Although I do wonder how people who have been outcast and thrown away by society as disgusting, irresponsible worthless wrecks are going to “love themselves.”
People in this country tend to criticize “government hand-outs” and talk about the social safety net like it’s a giant waste of taxpayer money—a “wealth redistribution program” to steal rich folks’ money and give it to the poor. And they do not see the moral failing in such an argument because the same people that talk about social safety net programs as being a waste of money have no problem seeing that very money be used to send sick people to jail (or support defense contractors, oil companies, corporations, banks and the wealthy in the form of tax exemptions etc).
Unworthy of Help
The thinking that one needs additional negative consequences for harming one-self assumes that whatever situation one finds one-self in is not sufficient consequences. Even if someone is in an incredibly terrible situation of their “own making” (which is an extreme oversimplification as no one lives in a vacuum) somehow that’s not enough punishment in and of itself.

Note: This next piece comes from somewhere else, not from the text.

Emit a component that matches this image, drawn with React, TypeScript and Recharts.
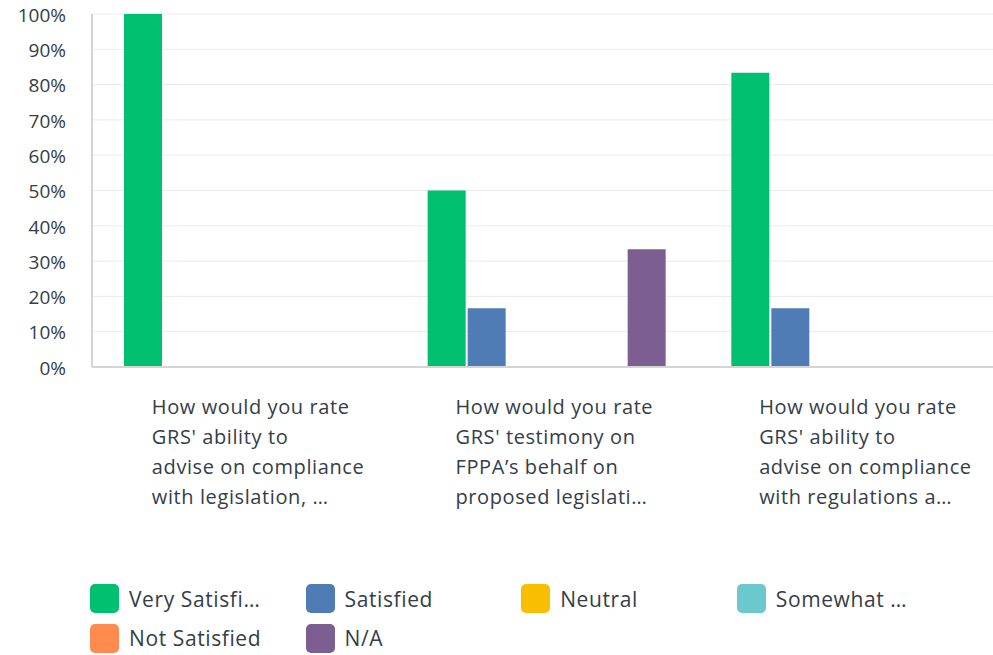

The thing I truly abhor about this kind of rhetoric and way of thinking is that even if, given the same set of circumstances, I or Joe Green over there, would have emerged differently than someone else: So what? Different people are different.
And even in cases where someone is in a terrible situation because of their own making and bad choices: So what? Why is that justification to not help them?
I fully understand the value of consequences for harming others. I will, however, never understand the alleged value of consequences for harming oneself.
This calculated, cultivated lack of empathy in our society for anyone who isn’t successful, healthy, wealthy and “wise”, is very disconcerting and quite visible in the face of every person in these mug-shots.
Love, empathy and compassion are necessities if we are going to make it as a peoples and nation. They are not luxuries.
I wish people who just casually judged, blamed and dismissed a person in peril like that, praying self righteously to their “God” that the drug addicts in the mugshots may not have any children, would, instead, pray to their “God” that these people who are undoubtedly suffering, get the help they need – which would necessitate voting for programs that aide such people as opposed to voting for policies and politicians that do everything they can to dismantle the programs that aide these people.